* _The exercise_
Scan the data. Collect each line that contains the word "seaborn".

* _Supplied records_
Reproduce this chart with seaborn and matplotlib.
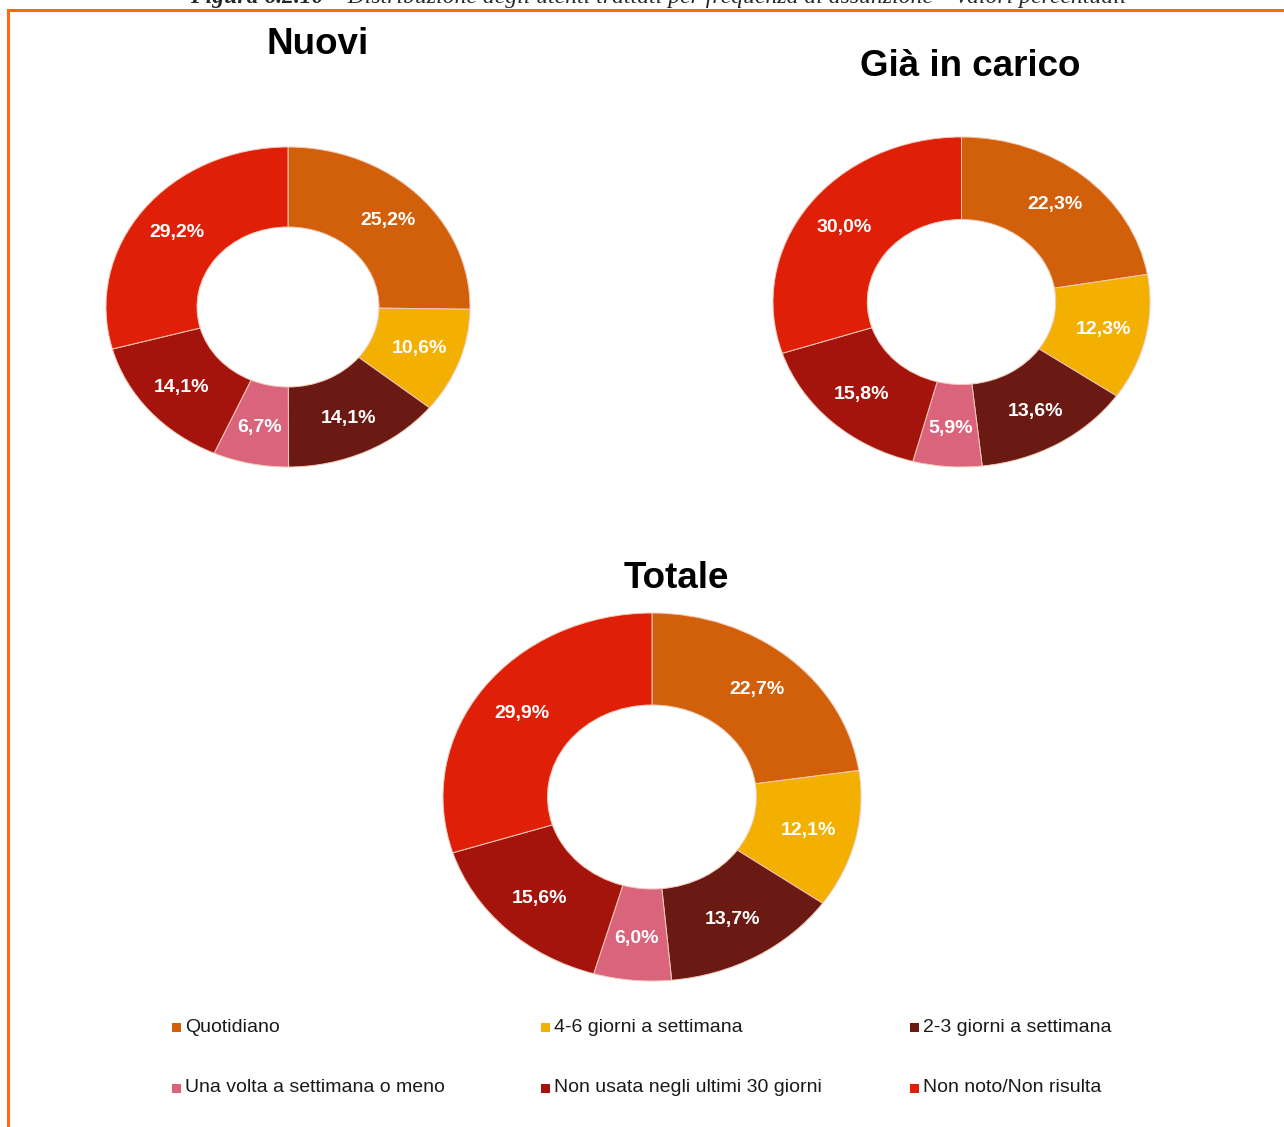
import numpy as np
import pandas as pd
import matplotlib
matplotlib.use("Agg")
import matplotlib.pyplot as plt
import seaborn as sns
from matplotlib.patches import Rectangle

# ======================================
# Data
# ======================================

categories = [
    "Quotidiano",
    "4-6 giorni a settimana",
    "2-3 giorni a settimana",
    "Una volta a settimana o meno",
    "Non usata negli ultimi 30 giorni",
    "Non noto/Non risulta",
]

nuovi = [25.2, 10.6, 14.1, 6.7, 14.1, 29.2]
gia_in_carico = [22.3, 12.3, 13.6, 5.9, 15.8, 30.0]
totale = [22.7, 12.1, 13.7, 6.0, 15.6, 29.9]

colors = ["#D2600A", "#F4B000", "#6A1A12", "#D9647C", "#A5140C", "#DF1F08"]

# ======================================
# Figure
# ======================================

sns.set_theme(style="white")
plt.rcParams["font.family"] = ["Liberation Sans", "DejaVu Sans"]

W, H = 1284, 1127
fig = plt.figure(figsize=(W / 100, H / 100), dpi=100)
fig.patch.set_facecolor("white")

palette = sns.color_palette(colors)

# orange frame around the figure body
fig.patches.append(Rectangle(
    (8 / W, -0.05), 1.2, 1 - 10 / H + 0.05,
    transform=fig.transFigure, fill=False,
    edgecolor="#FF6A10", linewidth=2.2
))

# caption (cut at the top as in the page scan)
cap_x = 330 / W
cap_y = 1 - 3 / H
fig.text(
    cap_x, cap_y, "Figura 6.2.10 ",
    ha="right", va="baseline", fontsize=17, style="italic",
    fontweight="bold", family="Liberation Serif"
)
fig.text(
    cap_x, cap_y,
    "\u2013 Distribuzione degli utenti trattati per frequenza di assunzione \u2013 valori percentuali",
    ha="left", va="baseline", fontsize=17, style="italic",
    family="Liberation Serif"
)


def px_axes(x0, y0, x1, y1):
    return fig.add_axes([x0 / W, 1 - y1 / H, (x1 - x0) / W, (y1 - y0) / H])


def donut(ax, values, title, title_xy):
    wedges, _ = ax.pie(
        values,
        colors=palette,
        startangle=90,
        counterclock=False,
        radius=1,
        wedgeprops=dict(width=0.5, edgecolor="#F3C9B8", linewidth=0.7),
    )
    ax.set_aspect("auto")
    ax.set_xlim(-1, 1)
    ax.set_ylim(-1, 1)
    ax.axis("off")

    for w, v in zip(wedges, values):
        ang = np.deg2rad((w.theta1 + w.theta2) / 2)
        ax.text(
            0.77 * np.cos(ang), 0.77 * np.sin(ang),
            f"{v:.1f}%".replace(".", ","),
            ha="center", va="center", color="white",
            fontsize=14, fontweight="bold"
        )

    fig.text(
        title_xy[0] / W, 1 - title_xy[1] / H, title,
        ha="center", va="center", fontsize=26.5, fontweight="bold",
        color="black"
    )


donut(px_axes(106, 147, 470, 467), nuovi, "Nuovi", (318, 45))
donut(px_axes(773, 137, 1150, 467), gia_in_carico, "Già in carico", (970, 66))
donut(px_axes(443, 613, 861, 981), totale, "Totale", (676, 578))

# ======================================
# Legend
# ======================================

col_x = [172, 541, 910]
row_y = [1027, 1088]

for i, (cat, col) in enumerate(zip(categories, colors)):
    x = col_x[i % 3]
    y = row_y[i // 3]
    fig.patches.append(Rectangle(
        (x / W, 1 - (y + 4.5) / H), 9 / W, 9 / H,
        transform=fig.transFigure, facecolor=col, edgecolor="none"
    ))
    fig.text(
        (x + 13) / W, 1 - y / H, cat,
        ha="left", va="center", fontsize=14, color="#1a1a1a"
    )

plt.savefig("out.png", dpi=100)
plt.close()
==
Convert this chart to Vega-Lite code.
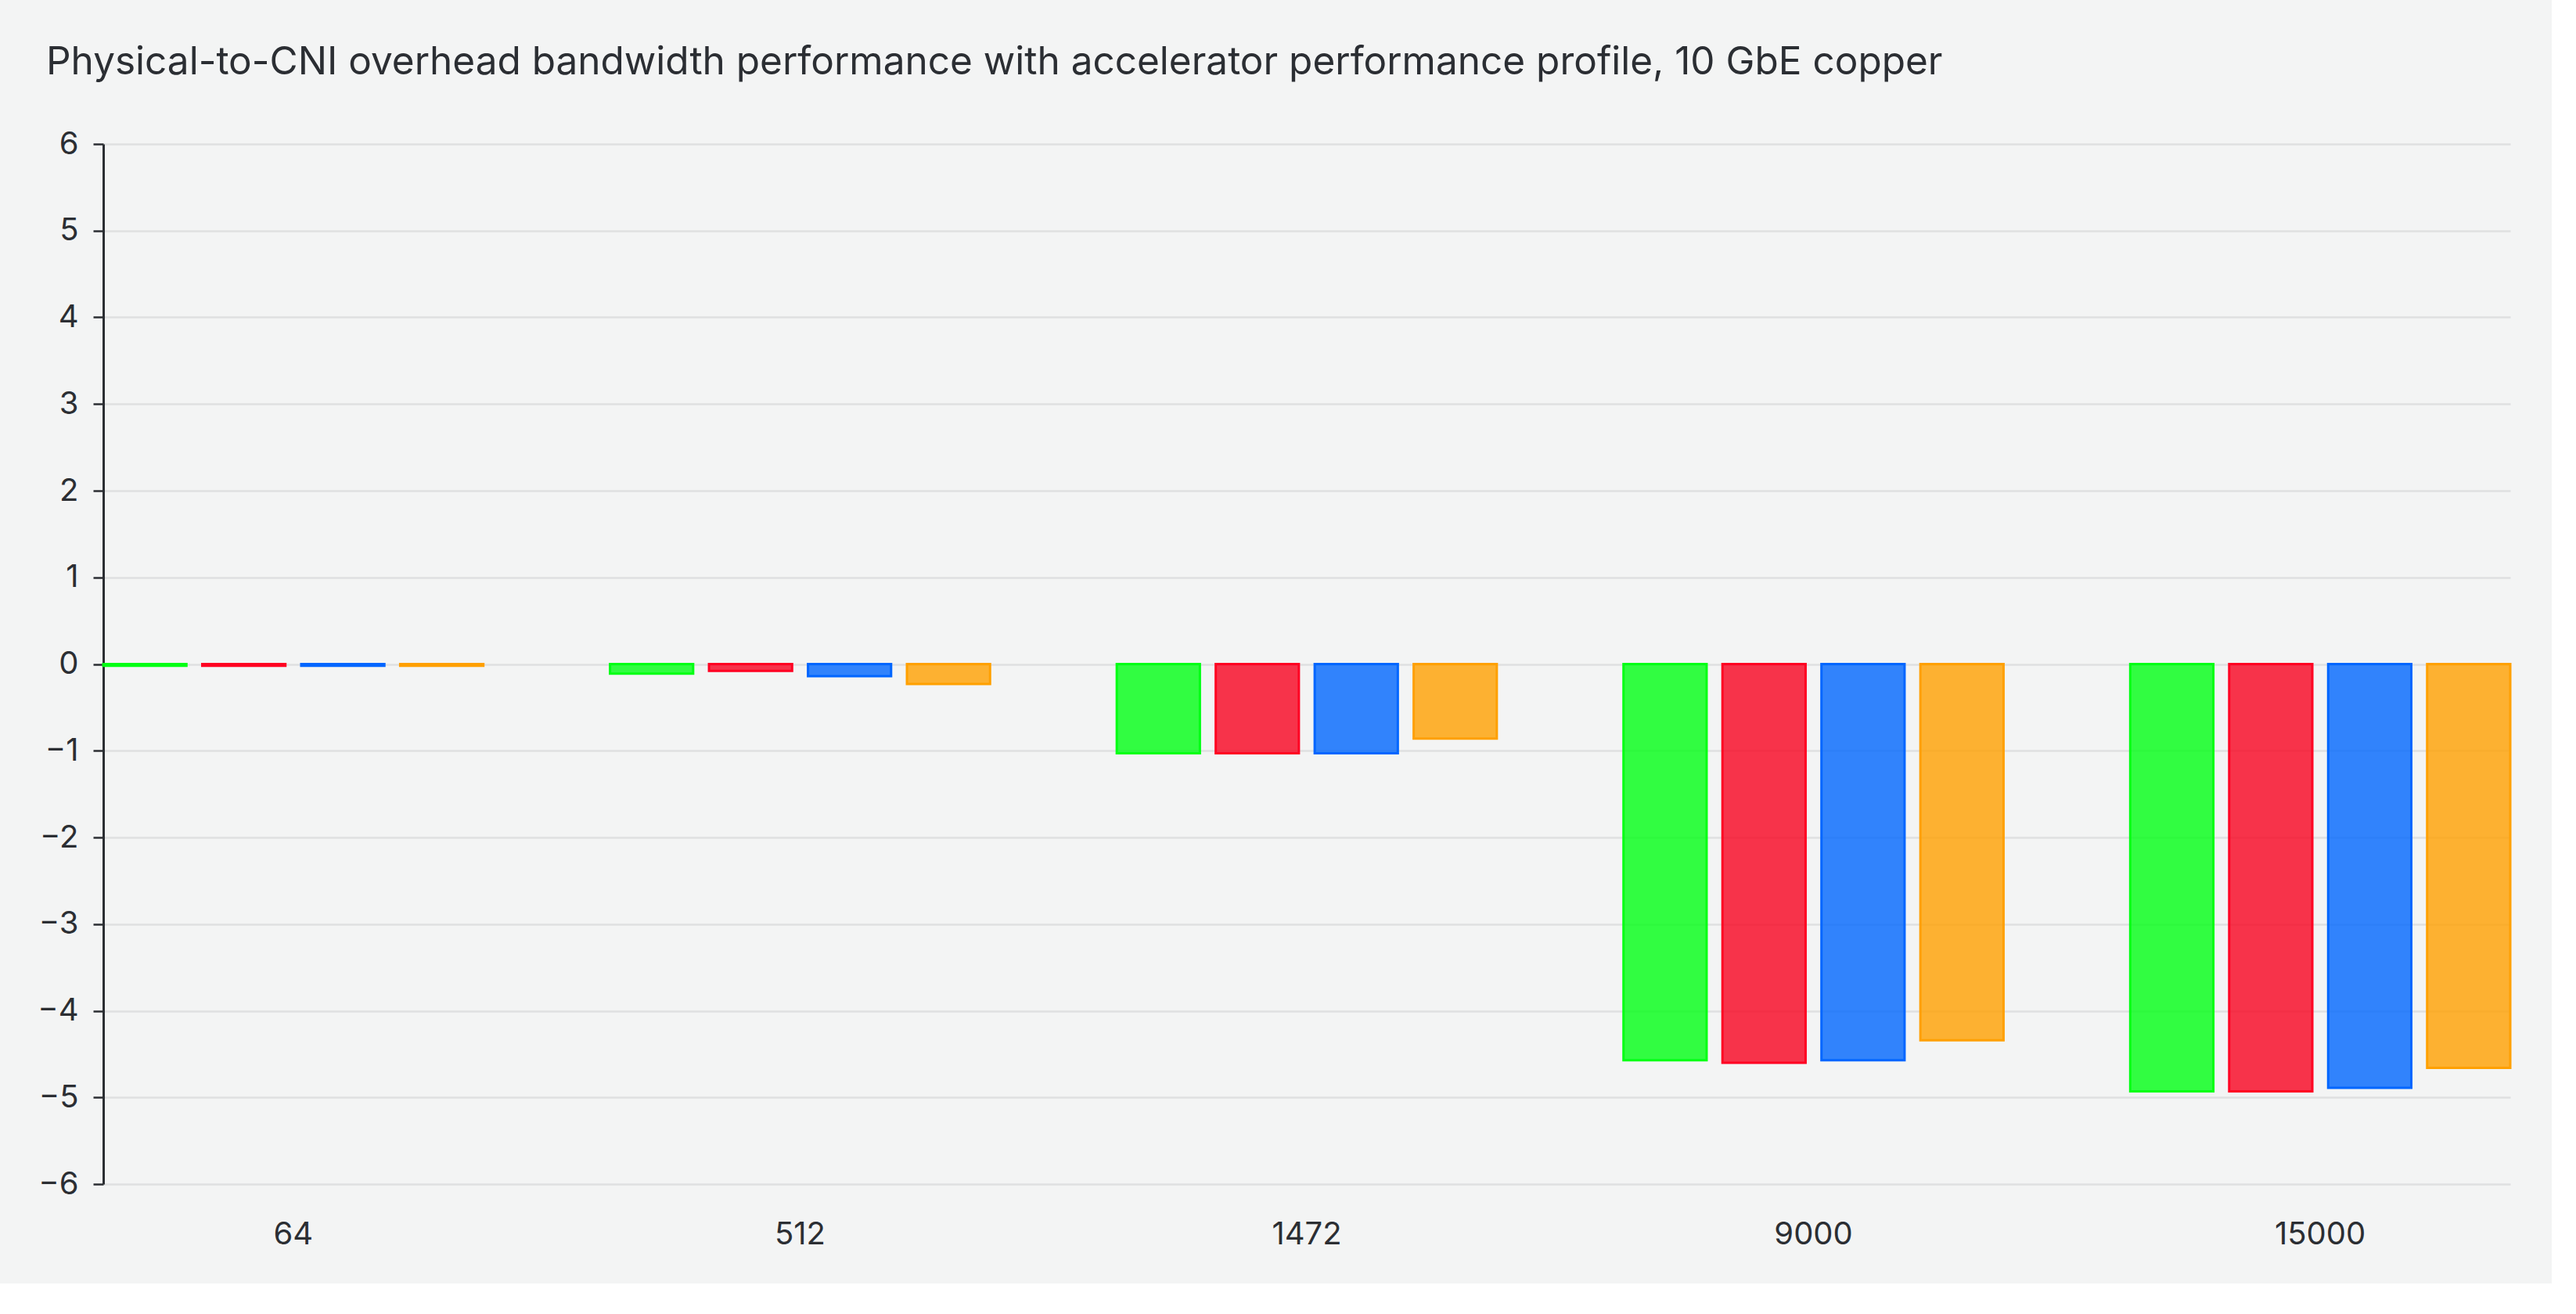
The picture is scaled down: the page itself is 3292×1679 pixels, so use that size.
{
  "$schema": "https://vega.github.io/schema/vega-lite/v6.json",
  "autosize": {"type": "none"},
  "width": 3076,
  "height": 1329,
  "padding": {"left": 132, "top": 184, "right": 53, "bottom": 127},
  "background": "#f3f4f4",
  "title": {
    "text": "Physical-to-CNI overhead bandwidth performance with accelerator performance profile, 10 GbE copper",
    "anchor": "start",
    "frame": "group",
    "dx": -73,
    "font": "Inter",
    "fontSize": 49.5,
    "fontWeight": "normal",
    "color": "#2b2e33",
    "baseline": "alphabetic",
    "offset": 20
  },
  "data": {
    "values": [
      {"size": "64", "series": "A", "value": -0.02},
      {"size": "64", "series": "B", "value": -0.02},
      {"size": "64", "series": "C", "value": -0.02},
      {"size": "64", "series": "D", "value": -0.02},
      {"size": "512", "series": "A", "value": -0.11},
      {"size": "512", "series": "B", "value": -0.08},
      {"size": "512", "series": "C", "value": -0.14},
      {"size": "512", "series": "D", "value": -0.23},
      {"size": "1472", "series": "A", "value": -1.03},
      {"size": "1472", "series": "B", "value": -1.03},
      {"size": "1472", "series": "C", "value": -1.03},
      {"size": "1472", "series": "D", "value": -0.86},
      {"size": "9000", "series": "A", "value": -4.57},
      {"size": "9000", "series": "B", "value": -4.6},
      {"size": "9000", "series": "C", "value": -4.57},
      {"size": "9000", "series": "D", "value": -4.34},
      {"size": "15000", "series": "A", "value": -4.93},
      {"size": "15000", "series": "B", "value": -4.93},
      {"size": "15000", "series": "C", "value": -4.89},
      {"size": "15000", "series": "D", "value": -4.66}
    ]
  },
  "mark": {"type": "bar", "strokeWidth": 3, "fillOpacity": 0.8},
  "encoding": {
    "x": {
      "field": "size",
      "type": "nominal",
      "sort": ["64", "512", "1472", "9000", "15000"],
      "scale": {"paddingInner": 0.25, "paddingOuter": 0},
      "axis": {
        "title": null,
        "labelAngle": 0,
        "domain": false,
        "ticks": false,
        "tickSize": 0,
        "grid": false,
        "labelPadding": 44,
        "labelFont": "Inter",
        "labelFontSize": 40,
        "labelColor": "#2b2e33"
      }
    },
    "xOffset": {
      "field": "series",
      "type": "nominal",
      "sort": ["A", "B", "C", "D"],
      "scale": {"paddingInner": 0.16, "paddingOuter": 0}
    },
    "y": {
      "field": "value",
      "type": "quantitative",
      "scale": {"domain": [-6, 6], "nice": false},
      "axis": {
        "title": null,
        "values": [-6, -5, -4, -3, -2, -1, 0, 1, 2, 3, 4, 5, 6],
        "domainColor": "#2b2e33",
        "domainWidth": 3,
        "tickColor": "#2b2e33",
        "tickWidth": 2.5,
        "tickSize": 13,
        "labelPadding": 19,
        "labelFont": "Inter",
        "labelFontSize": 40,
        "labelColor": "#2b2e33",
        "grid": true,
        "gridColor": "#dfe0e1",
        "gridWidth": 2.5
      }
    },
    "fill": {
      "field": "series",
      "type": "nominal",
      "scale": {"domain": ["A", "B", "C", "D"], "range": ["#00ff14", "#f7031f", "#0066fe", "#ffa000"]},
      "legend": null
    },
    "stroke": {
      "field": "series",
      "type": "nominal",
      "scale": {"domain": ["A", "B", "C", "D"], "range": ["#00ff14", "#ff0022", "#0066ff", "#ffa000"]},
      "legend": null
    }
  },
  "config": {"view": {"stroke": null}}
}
* * *
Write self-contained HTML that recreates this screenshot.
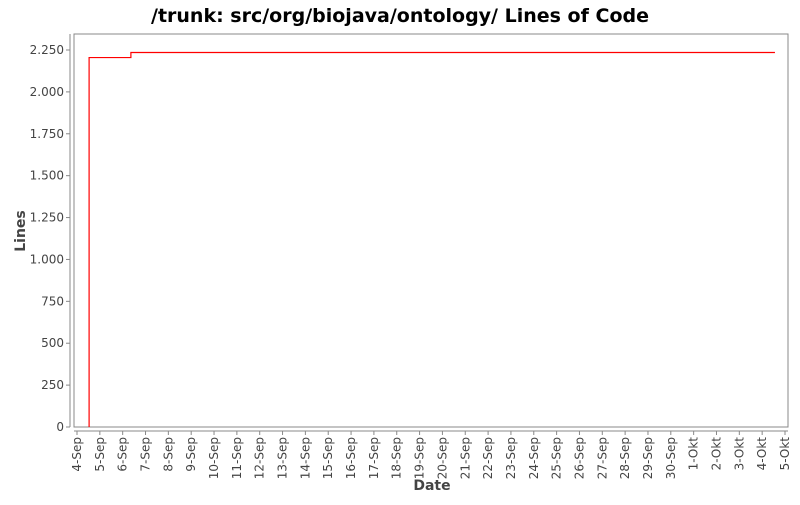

* _Exercise output_
Reproduce this chart with seaborn and matplotlib.
import seaborn as sns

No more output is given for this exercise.